There are many ways you probably know about Donald J. Trump. Businessman. Celebrity. Media personality. President. Gaming?
But this article is not about Trump, although it is about Trump—at least as envisioned by Evans Kiragu, the founder and CEO of Mekan Games. The name is a corruption of “me can”, which is in itself a corruption of I can. He, Kiragu, says this is the motivation they need to rouse each other to work. “Mimi Naweza,” he says. Me, I can.
And he can. In July 2022, Evans’ game, ‘The President’, loosely based on a fictionalised Donald Trump, was inspired by the former US leader’s ever-present role in public discourse, Kiragu said in an interview. “We decided to zone in on the humour—it is about being a powerful president but making silly, hilarious decisions as you go,” he said. “It worked like magic.”
Indeed, it did. The game topped the US charts and made Mekan about $1 million in revenue, enough to keep the company afloat for three years. Kiragu and his team designed the game at the 2021 training course in Cape Town, co-hosted by South African publishing startup Carry1st and CrazyLabs—a global leader with over 4 billion downloads. Africa, for context, accounts for just one percent of the $100 billion global industry.
"Evans' narrative arch is that of a typical hero: he was exposed to computers at an early age, grew up playing games and tinkering with electronics every chance he got."
This was not when, however, he was born into the stage. But it was when he was christened. Before the training session, Evans had created at least 80 mobile titles. He made his first game, a first-person shooter zombie apocalypse flick, on a whim. In 2016, he released ‘Craving Carrots’, a 2D game that involves preventing ninjas, using a combination of weapons and booby traps, from acquiring carrots that can give them superhuman strength and thus enable them to overrun the world.
Evans’ narrative arch is that of a typical hero: he was exposed to computers at an early age, grew up playing games and tinkering with electronics every chance he got. He says he always fixed everything he broke, which is to say everything he touched. He later went on to do a short course in application development for Android and Nokia phones. By the time he was enrolling for a computer science degree at Jomo Kenyatta University of Agriculture and Technology (JKUAT), he was a star turning into a supernova, all exploding at once. He later attended the University of Cambridge to pursue Organizational Leadership and was in the Leading Change programme developed for the winners of the Queen’s Young Leaders Programme by the Institute of Continuing Education at the institution.

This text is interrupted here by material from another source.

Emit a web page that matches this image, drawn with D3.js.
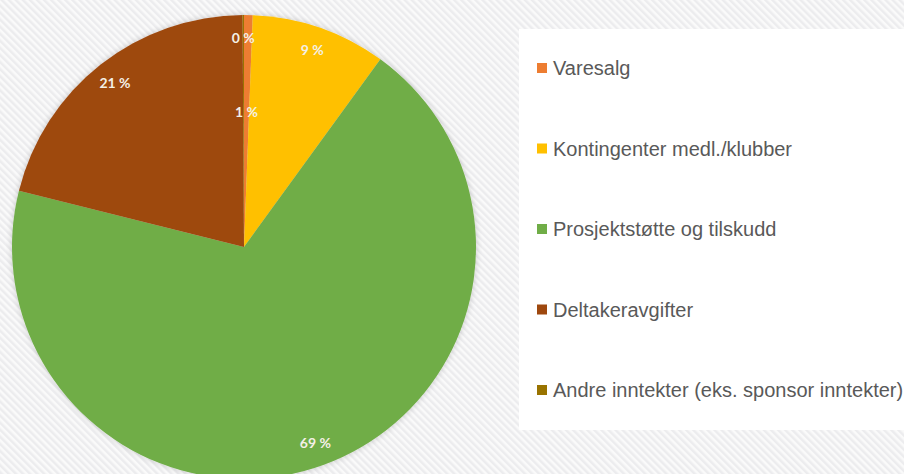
<!DOCTYPE html>
<html>
<head>
<meta charset="utf-8">
<script src="https://cdn.jsdelivr.net/npm/d3@7"></script>
<style>
  body { margin: 0; background: #fff; }
  svg { display: block; }
</style>
</head>
<body>
<div id="chart"></div>
<script>
const categories = ['Varesalg', 'Kontingenter medl./klubber', 'Prosjektstøtte og tilskudd', 'Deltakeravgifter', 'Andre inntekter (eks. sponsor inntekter)'];
const values = [0.6, 9.4, 68.9, 21.0, 0.1];
const colors = ['#ED7D31', '#FFC000', '#70AD47', '#9E480E', '#997300'];

const W = 904, H = 474;
const R = 232;
const CX = 244, CY = 247;

const svg = d3.select('#chart')
    .append('svg')
    .attr('width', W)
    .attr('height', H);

const defs = svg.append('defs');

// light diagonal stripes in the background ( \\\ direction )
const pat = defs.append('pattern')
    .attr('id', 'stripes')
    .attr('patternUnits', 'userSpaceOnUse')
    .attr('width', 5)
    .attr('height', 5)
    .attr('patternTransform', 'rotate(-45)');
pat.append('rect').attr('width', 5).attr('height', 5).attr('fill', '#fafafa');
pat.append('rect').attr('width', 2.5).attr('height', 5).attr('fill', '#ececee');

const shadow = defs.append('filter')
    .attr('id', 'shadow')
    .attr('x', '-10%').attr('y', '-10%')
    .attr('width', '120%').attr('height', '120%');
shadow.append('feGaussianBlur').attr('in', 'SourceAlpha').attr('stdDeviation', 3);
shadow.append('feComponentTransfer').append('feFuncA').attr('type', 'linear').attr('slope', 0.2);
const merge = shadow.append('feMerge');
merge.append('feMergeNode');
merge.append('feMergeNode').attr('in', 'SourceGraphic');

svg.append('rect')
    .attr('width', W)
    .attr('height', H)
    .attr('fill', 'url(#stripes)');

// legend panel
svg.append('rect')
    .attr('x', 519)
    .attr('y', 29)
    .attr('width', W - 519)
    .attr('height', 401)
    .attr('fill', '#ffffff');

const pie = d3.pie().sort(null).value(d => d);
const arcs = pie(values);

const arc = d3.arc().innerRadius(0).outerRadius(R);

const g = svg.append('g')
    .attr('transform', `translate(${CX},${CY})`);

g.append('g')
    .attr('filter', 'url(#shadow)')
    .selectAll('path')
    .data(arcs)
    .enter().append('path')
    .attr('d', arc)
    .attr('fill', (d, i) => colors[i]);

// labels sit near the rim, except the tiny Varesalg one that Excel pulls inward
const labelRadius = [0.58, 0.9, 0.9, 0.9, 0.9];

g.selectAll('text.lbl')
    .data(arcs)
    .enter().append('text')
    .attr('class', 'lbl')
    .attr('transform', (d, i) => {
        const r = R * labelRadius[i];
        return `translate(${d3.arc().innerRadius(r).outerRadius(r).centroid(d)})`;
    })
    .attr('text-anchor', 'middle')
    .attr('dy', '0.35em')
    .attr('fill', '#f4f0e6')
    .style('font-family', 'Lato, "Open Sans", sans-serif')
    .style('font-weight', 'bold')
    .style('font-size', '14px')
    .text(d => Math.round(d.data) + ' %');

// legend
const legendY = d3.scalePoint()
    .domain(categories)
    .range([68, 390]);

const legend = svg.append('g')
    .selectAll('g')
    .data(categories)
    .enter().append('g')
    .attr('transform', d => `translate(537,${legendY(d)})`);

legend.append('rect')
    .attr('x', 0)
    .attr('y', -5)
    .attr('width', 10)
    .attr('height', 10)
    .attr('fill', (d, i) => colors[i]);

legend.append('text')
    .attr('x', 16)
    .attr('dy', '0.36em')
    .attr('fill', '#595959')
    .style('font-family', '"Liberation Sans", Arial, sans-serif')
    .style('font-size', '20px')
    .text(d => d);
</script>
</body>
</html>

“I love to undertake side projects to further my skills. I am also a big fan of undertaking new tasks that will challenge me. At the moment, I am venturing into online multiplayer games, and I love it so far. I am also a certified Windows Phone app developer.”
The President, it seems, was just a coda to a glittering nascent career. And though much has been taken, much still abides. To have the products of his mind explored by people far and wide is, for him, the greatest reward for his long labours. That is what keeps him going. His superpower. In other words, his, well, trump card.